Although the writing may not be precisely focussed yet and all the typical police procedural hallmarks are present, neither are enough to bring down the driving force and titular character at the heart of Showcase’s one-hour cop drama series, King.
Sent into exile after exposing her corrupt former Police Chief to the media, Detective Sergeant Jessica King (Amy Price-Francis, 24, Californication) spends her days answering phones at the precinct’s call centre, a department where the most heinous crimes one deals with seem to be grocery thefts.
When she isn’t there she’s spending time with Guns and Gangs squad member (and current husband) Danny Sless (Gabriel Hogan of Traders). As fine and dandy as things between them are, Danny’s itching to start a family and – to say the least – King is apprehensive. An officer’s duty to serve and protect seems to be of much higher priority to her. Especially when, in the show’s pilot episode, the new Chief of Police (two-time Genie Award-winner Tony Nardi) puts her in charge of Major Crimes and the investigation of a child abduction, something which the hot-headed Det. Sgt. Derek Spears (The Tudors‘s and Survival of the Dead‘s Alan Van Sprang) isn’t too keen about since it was his case. However, considering the reason for his reassignment and his embarrassing recent blow-up with the media over the case, he’s in no position to object.
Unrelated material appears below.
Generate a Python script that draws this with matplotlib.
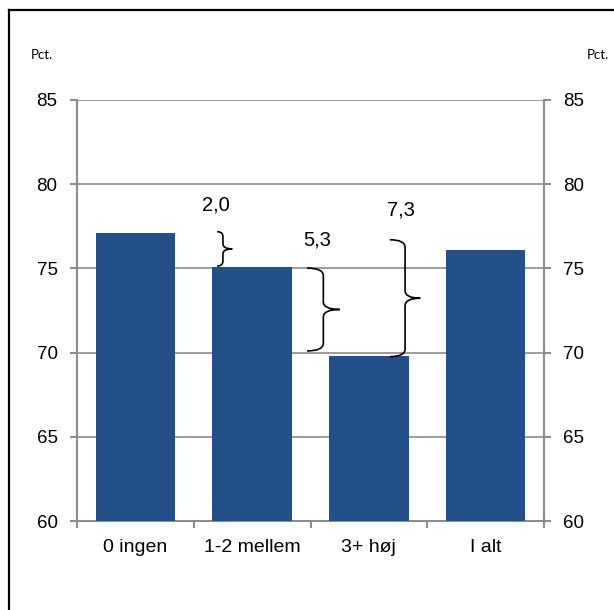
import matplotlib.pyplot as plt
from matplotlib.path import Path
from matplotlib.patches import PathPatch
from matplotlib.lines import Line2D

plt.rcParams['font.family'] = ['Liberation Sans', 'DejaVu Sans']

# Andel i pct. fordelt på antal
categories = ['0 ingen', '1-2 mellem', '3+ høj', 'I alt']
values = [77.1, 75.1, 69.8, 76.1]
yticks = [60, 65, 70, 75, 80, 85]

# differencer mellem grupperne (label, fra, til)
diff_labels = ['2,0', '5,3', '7,3']
diff_from = [values[0], values[1], values[0]]
diff_to = [values[1], values[2], values[2]]

bar_color = '#245089'
axis_gray = '#8c8c8c'

fig = plt.figure(figsize=(6.14, 6.10), dpi=100)
ax = fig.add_axes([77 / 614, 1 - 521 / 610, 467 / 614, 421 / 610])

x = range(len(categories))
ax.bar(x, values, width=0.68, color=bar_color, zorder=3)

ax.set_xlim(-0.5, len(categories) - 0.5)
ax.set_ylim(60, 85)
ax.set_yticks(yticks)
ax.set_yticklabels([str(t) for t in yticks], fontsize=13.5)
ax.set_xticks(list(x))
ax.set_xticklabels(categories, fontsize=14)
ax.set_xticks([i - 0.5 for i in range(len(categories) + 1)], minor=True)

ax.grid(axis='y', color=axis_gray, linewidth=1.2, zorder=0)
for side in ['left', 'right', 'bottom']:
    ax.spines[side].set_color(axis_gray)
    ax.spines[side].set_linewidth(1.5)
ax.spines['top'].set_visible(False)

ax.tick_params(axis='x', which='major', length=0, pad=13)
ax.tick_params(axis='x', which='minor', length=5, width=1.5, color=axis_gray)
ax.tick_params(axis='y', length=5, width=1.5, color=axis_gray, pad=9,
               right=True, labelright=True)

# spidse parenteser for differencerne
def brace(ax, x0, xm, x1, ytop, ybot, r=0.45):
    ymid = (ytop + ybot) / 2
    verts = [
        (x0, ytop), (xm, ytop), (xm, ytop - r),
        (xm, ymid + r), (xm, ymid), (x1, ymid),
        (xm, ymid), (xm, ymid - r),
        (xm, ybot + r), (xm, ybot), (x0, ybot),
    ]
    codes = [
        Path.MOVETO, Path.CURVE3, Path.CURVE3,
        Path.LINETO, Path.CURVE3, Path.CURVE3,
        Path.CURVE3, Path.CURVE3,
        Path.LINETO, Path.CURVE3, Path.CURVE3,
    ]
    ax.add_patch(PathPatch(Path(verts, codes), fill=False, edgecolor='black',
                           linewidth=1.2, zorder=4, clip_on=False))

brace(ax, 0.70, 0.75, 0.83, diff_from[0] + 0.08, diff_to[0] + 0.04, r=0.3)
brace(ax, 1.47, 1.61, 1.75, diff_from[1] - 0.08, diff_to[1] + 0.3)
brace(ax, 2.18, 2.31, 2.44, diff_from[2] - 0.4, diff_to[2] - 0.04)

label_pos = [(0.69, 78.77), (1.556, 76.69), (2.275, 78.47)]
for lab, (lx, ly) in zip(diff_labels, label_pos):
    ax.text(lx, ly, lab, fontsize=14.5, ha='center', va='center', zorder=5)

# enhed over akserne
fig.text(31 / 614, 1 - 55 / 610, 'Pct.', fontsize=9.5, family=['Lato', 'DejaVu Sans'],
         va='center', ha='left')
fig.text(587 / 614, 1 - 55 / 610, 'Pct.', fontsize=9.5, family=['Lato', 'DejaVu Sans'],
         va='center', ha='left')

# ramme om figuren
fig.add_artist(Line2D([8.5 / 614, 8.5 / 614], [0, 1 - 10 / 610],
                      transform=fig.transFigure, color='black', linewidth=1.6))
fig.add_artist(Line2D([8.5 / 614, 1], [1 - 10 / 610, 1 - 10 / 610],
                      transform=fig.transFigure, color='black', linewidth=1.6))

fig.savefig('out.png', dpi=100)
Stuck with each other and constantly butting heads over which suspects and clues to follow, Spears and King attempt to solve the case and lead the unit, an able crew which consists of the tech-savvy Det. Collier (Genie Award-nominee Aaron Poole), the Behavioural Science-specializing Det. M. K. Gordon (Zoe Doyle), and Officer Eleni Demaris (Suzanne Coy).
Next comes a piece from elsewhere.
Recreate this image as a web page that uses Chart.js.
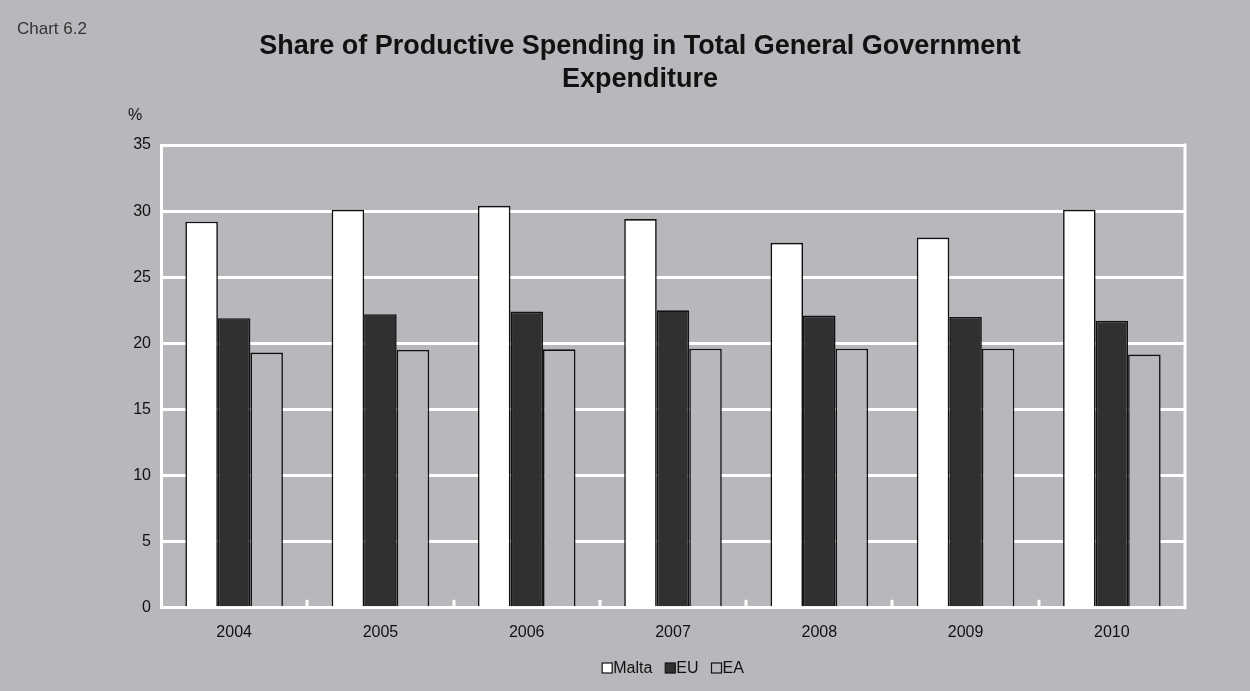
<!DOCTYPE html>
<html>
<head>
<meta charset="utf-8">
<script src="https://cdn.jsdelivr.net/npm/chart.js@4"></script>
<style>
  body { margin: 0; background: #b7b8bb; }
  canvas { display: block; }
</style>
</head>
<body>
<canvas id="js--chart-6-2" width="1250" height="691"></canvas>
<script>
const years = ["2004", "2005", "2006", "2007", "2008", "2009", "2010"];
const malta = [29.2, 30.1, 30.4, 29.4, 27.6, 28.0, 30.1];
const eu = [21.9, 22.2, 22.4, 22.5, 22.1, 22.0, 21.7];
const ea = [19.3, 19.5, 19.55, 19.6, 19.6, 19.6, 19.15];
const yMin = 0;
const yMax = 35;
const yStep = 5;

const bg = '#b7b8bb';
const ink = '#111111';
const fontFamily = 'Arial, "Liberation Sans", sans-serif';

// background, titles, frame, year ticks and the legend row
const extras = {
    id: 'extras',
    beforeDraw(chart) {
        const ctx = chart.ctx;
        ctx.save();
        ctx.fillStyle = bg;
        ctx.fillRect(0, 0, chart.width, chart.height);
        ctx.textBaseline = 'alphabetic';
        ctx.fillStyle = '#333';
        ctx.font = '17px ' + fontFamily;
        ctx.fillText('Chart 6.2', 17, 34);
        ctx.fillStyle = ink;
        ctx.font = '16px ' + fontFamily;
        ctx.fillText('%', 128, 120);
        ctx.font = 'bold 27px ' + fontFamily;
        ctx.textAlign = 'center';
        ctx.fillText('Share of Productive Spending in Total General Government', 640, 54);
        ctx.fillText('Expenditure', 640, 87);
        ctx.restore();
    },
    afterDatasetsDraw(chart) {
        const ctx = chart.ctx;
        const area = chart.chartArea;
        const x = chart.scales.x;
        ctx.save();
        ctx.strokeStyle = '#ffffff';
        ctx.lineWidth = 3;
        ctx.beginPath();
        ctx.moveTo(area.right, area.top - 1.5);
        ctx.lineTo(area.right, area.bottom + 1.5);
        ctx.stroke();
        const half = (x.getPixelForValue(1) - x.getPixelForValue(0)) / 2;
        for (let i = 0; i < years.length - 1; i++) {
            const px = Math.round(x.getPixelForValue(i) + half);
            ctx.beginPath();
            ctx.moveTo(px, area.bottom);
            ctx.lineTo(px, area.bottom - 8);
            ctx.stroke();
        }

        // legend: small boxes hugging their labels, centred under the plot
        const box = 10;
        const gap = 1;
        const spacing = 13;
        ctx.font = '16px ' + fontFamily;
        ctx.textBaseline = 'middle';
        const items = chart.data.datasets.map(ds => ({
            ds: ds,
            w: box + gap + ctx.measureText(ds.label).width
        }));
        const total = items.reduce((s, it) => s + it.w, 0) + spacing * (items.length - 1);
        let cx = (area.left + area.right) / 2 - total / 2;
        const cy = 668;
        items.forEach(it => {
            ctx.fillStyle = it.ds.backgroundColor;
            ctx.fillRect(cx, cy - box / 2, box, box);
            ctx.strokeStyle = ink;
            ctx.lineWidth = 1.2;
            ctx.strokeRect(cx, cy - box / 2, box, box);
            ctx.fillStyle = ink;
            ctx.fillText(it.ds.label, cx + box + gap, cy + 1);
            cx += it.w + spacing;
        });
        ctx.restore();
    }
};

const barStyle = {
    borderColor: ink,
    borderWidth: 1.6,
    categoryPercentage: 0.667,
    barPercentage: 1
};

const config = {
    type: 'bar',
    data: {
        labels: years,
        datasets: [
            { label: 'Malta', data: malta, backgroundColor: '#ffffff', ...barStyle },
            { label: 'EU', data: eu, backgroundColor: '#2f3032', ...barStyle },
            { label: 'EA', data: ea, backgroundColor: bg, ...barStyle }
        ]
    },
    options: {
        responsive: false,
        animation: false,
        layout: { padding: { top: 145, right: 65, bottom: 42, left: 0 } },
        plugins: {
            title: { display: false },
            tooltip: { enabled: false },
            legend: { display: false }
        },
        scales: {
            x: {
                grid: { display: false },
                border: { color: '#ffffff', width: 3 },
                ticks: {
                    color: ink,
                    padding: 7,
                    font: { size: 16, family: fontFamily }
                }
            },
            y: {
                min: yMin,
                max: yMax,
                grid: { color: '#ffffff', lineWidth: 3, drawTicks: false },
                border: { color: '#ffffff', width: 3 },
                ticks: {
                    stepSize: yStep,
                    color: ink,
                    padding: 10,
                    font: { size: 16, family: fontFamily }
                },
                afterFit(scale) { scale.width = 161; }
            }
        }
    },
    plugins: [extras]
};

const chart1 = new Chart(document.getElementById("js--chart-6-2"), config);
</script>
</body>
</html>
Okay, so all the detective-thriller calling cards are in order, a few of which include tense interrogation room verbal face-offs between grizzled cops and shady characters, foot chases rife with obstacles, and heated debates over leads, but rarely do these elements feel tired. Rather, there’s a comfortable familiarity about them, something which will surely please avid mystery and cop drama fans.
However, the writing does leave a desire for further development of the show’s supporting players. As slick-and-professional yet dweeby as Collier is, and as deadpan and perceptive as Demaris is, the two aren’t given adequate screen-time to grow and leave a lasting enough impression; yet, as much as these two characters could use the attention, Gordon is the one who needs it even more.
Meanwhile, when it comes to King herself, her pregnancy subplot doesn’t blossom as fully as it could. True, there is a growing sense of tension between her and Danny, but it doesn’t really climax. Although, this being the show’s pilot, it could very well be that the pregnancy is intended to be an ongoing plot line and developing factor in the characters’ lives.
Debatable subplot or not, though, Price-Francis simply shines as King. Determined enough to use her police badge to get into a shoe store after closing time and uncompromising enough to continuously clash with Spears and her superiors – all while dealing with her fair share of private anxieties – King certainly stands as a well-rounded and captivating presence, so much so that she effortlessly keeps viewers hooked when supporting characters and familiar plot details may not. King might be a show for police procedural and cop drama devotees, but King’s character alone could entice anyone.
Catch King premiering April 17 on Showcase.